The patients were never a problem.  I got quite close to a few.  I helped one gentleman work through end of life decisions.  He literally begged for us to let him die as he had developed a colitis that left him sitting in a pool of his own bloody diarrhea for weeks.  Another young man I related to all too well, was fighting a brainstem tumor.  That kid was mentally and physically tough and easily became one of my favorites.  I even got to see him a week out from his discharge and all the progress he had made.  Then there were the GI patients, a meek lady with Crohn's disease and a motherly figure with cirrhosis.  And the devastatingly sad nursing home patients, many suffering from neglect and malnourishment.  What. the. heck.  The flirtatious old men at the VA hospital.  So, so many of them.  They all taught me something.

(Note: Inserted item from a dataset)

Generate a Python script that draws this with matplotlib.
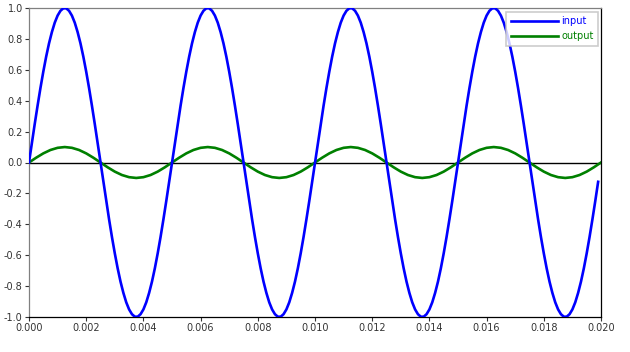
import numpy as np
import matplotlib
matplotlib.use('Agg')
import matplotlib.pyplot as plt

# input signal, sampled every 0.1 ms (200 samples, 4 cycles)
input_step = 0.0001
input_values = [
    0.000, 0.125, 0.249, 0.368, 0.482, 0.588, 0.685, 0.771, 0.844, 0.905, 0.951, 0.982, 0.998,
    0.998, 0.982, 0.951, 0.905, 0.844, 0.771, 0.685, 0.588, 0.482, 0.368, 0.249, 0.125,
    0.000, -0.125, -0.249, -0.368, -0.482, -0.588, -0.685, -0.771, -0.844, -0.905, -0.951, -0.982, -0.998,
    -0.998, -0.982, -0.951, -0.905, -0.844, -0.771, -0.685, -0.588, -0.482, -0.368, -0.249, -0.125,
    0.000, 0.125, 0.249, 0.368, 0.482, 0.588, 0.685, 0.771, 0.844, 0.905, 0.951, 0.982, 0.998,
    0.998, 0.982, 0.951, 0.905, 0.844, 0.771, 0.685, 0.588, 0.482, 0.368, 0.249, 0.125,
    0.000, -0.125, -0.249, -0.368, -0.482, -0.588, -0.685, -0.771, -0.844, -0.905, -0.951, -0.982, -0.998,
    -0.998, -0.982, -0.951, -0.905, -0.844, -0.771, -0.685, -0.588, -0.482, -0.368, -0.249, -0.125,
    0.000, 0.125, 0.249, 0.368, 0.482, 0.588, 0.685, 0.771, 0.844, 0.905, 0.951, 0.982, 0.998,
    0.998, 0.982, 0.951, 0.905, 0.844, 0.771, 0.685, 0.588, 0.482, 0.368, 0.249, 0.125,
    0.000, -0.125, -0.249, -0.368, -0.482, -0.588, -0.685, -0.771, -0.844, -0.905, -0.951, -0.982, -0.998,
    -0.998, -0.982, -0.951, -0.905, -0.844, -0.771, -0.685, -0.588, -0.482, -0.368, -0.249, -0.125,
    0.000, 0.125, 0.249, 0.368, 0.482, 0.588, 0.685, 0.771, 0.844, 0.905, 0.951, 0.982, 0.998,
    0.998, 0.982, 0.951, 0.905, 0.844, 0.771, 0.685, 0.588, 0.482, 0.368, 0.249, 0.125,
    0.000, -0.125, -0.249, -0.368, -0.482, -0.588, -0.685, -0.771, -0.844, -0.905, -0.951, -0.982, -0.998,
    -0.998, -0.982, -0.951, -0.905, -0.844, -0.771, -0.685, -0.588, -0.482, -0.368, -0.249, -0.125,
]

# output signal, sampled every 0.25 ms (81 samples)
output_step = 0.00025
output_values = [
    0.000, 0.031, 0.059, 0.081, 0.095, 0.100, 0.095, 0.081, 0.059, 0.031,
    0.000, -0.031, -0.059, -0.081, -0.095, -0.100, -0.095, -0.081, -0.059, -0.031,
    0.000, 0.031, 0.059, 0.081, 0.095, 0.100, 0.095, 0.081, 0.059, 0.031,
    0.000, -0.031, -0.059, -0.081, -0.095, -0.100, -0.095, -0.081, -0.059, -0.031,
    0.000, 0.031, 0.059, 0.081, 0.095, 0.100, 0.095, 0.081, 0.059, 0.031,
    0.000, -0.031, -0.059, -0.081, -0.095, -0.100, -0.095, -0.081, -0.059, -0.031,
    0.000, 0.031, 0.059, 0.081, 0.095, 0.100, 0.095, 0.081, 0.059, 0.031,
    0.000, -0.031, -0.059, -0.081, -0.095, -0.100, -0.095, -0.081, -0.059, -0.031,
    0.000,
]

x_ticks = [0.000, 0.002, 0.004, 0.006, 0.008, 0.010, 0.012, 0.014, 0.016, 0.018, 0.020]
y_ticks = [-1.0, -0.8, -0.6, -0.4, -0.2, 0.0, 0.2, 0.4, 0.6, 0.8, 1.0]

t_in = np.arange(len(input_values)) * input_step
t_out = np.arange(len(output_values)) * output_step

fig = plt.figure(figsize=(6.3, 3.52), dpi=100)
fig.patch.set_facecolor('white')
ax = fig.add_axes([29 / 630, 1 - 317 / 352, 572 / 630, 309 / 352])

ax.axhline(0, color='black', linewidth=1.0, zorder=1)
ax.plot(t_in, input_values, color='#0000ff', linewidth=1.9, label='input', zorder=3)
ax.plot(t_out, output_values, color='#008000', linewidth=1.9, label='output', zorder=2)

ax.set_xlim(0, 0.02)
ax.set_ylim(-1.0, 1.0)
ax.set_xticks(x_ticks)
ax.set_xticklabels([f'{v:.3f}' for v in x_ticks])
ax.set_yticks(y_ticks)
ax.set_yticklabels([f'{v:.1f}' for v in y_ticks])
ax.tick_params(axis='both', labelsize=7, colors='#333333', length=3, width=0.8, pad=1.5)

ax.spines['left'].set_color('#808080')
ax.spines['top'].set_color('#808080')
ax.spines['right'].set_color('black')
ax.spines['bottom'].set_color('black')
for s in ax.spines.values():
    s.set_linewidth(0.9)

leg = ax.legend(loc='upper right', fontsize=7, frameon=True, fancybox=False,
                edgecolor='#c0c0c0', handlelength=4.8, handletextpad=0.4,
                borderpad=0.45, labelspacing=0.55, borderaxespad=0,
                bbox_to_anchor=(0.995, 0.988))
leg.get_frame().set_linewidth(1.2)
for txt, c in zip(leg.get_texts(), ['#0000ff', '#008000']):
    txt.set_color(c)

fig.savefig('out.png', dpi=100, facecolor='white')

Towards the middle of the two months, I started to think about an internal medicine residency: nearly 3 years of wards and ICUs and scattered clinics that none of the residents seem to enjoy, even those that claim they are pursuing primary care careers.   It got me down.  I don't like the hospital much or the confines of the team room or the depressed attitudes.  Residency seemed like such a forlorn experience and I lost hope for myself and my happiness over the next few years.  But then I started to talk to friends and mentors about it and began to realize I may have been so mentally committed to internal medicine that I was suppressing my inner family physician!  And since making that realization I have been so much happier.   I admitted to myself that I don't hate pediatrics as much as I have said (I definitely enjoyed my peds rotation).  And I love outpatient medicine, that much I knew already.  I love that family docs to be get to train in a variety of settings, including a little bit of surgery and ob/gyn.   And as my mentor put it, when he goes on a medical mission trip they press the internal medicine and pediatrics folks to see what ages of patients they are willing/capable of seeing, whereas with him they simply show him to his chair.  He can see anyone and be of great service in many settings.  Since I am pretty sure I want to work in a rural or underserved area, this just makes the most sense to me.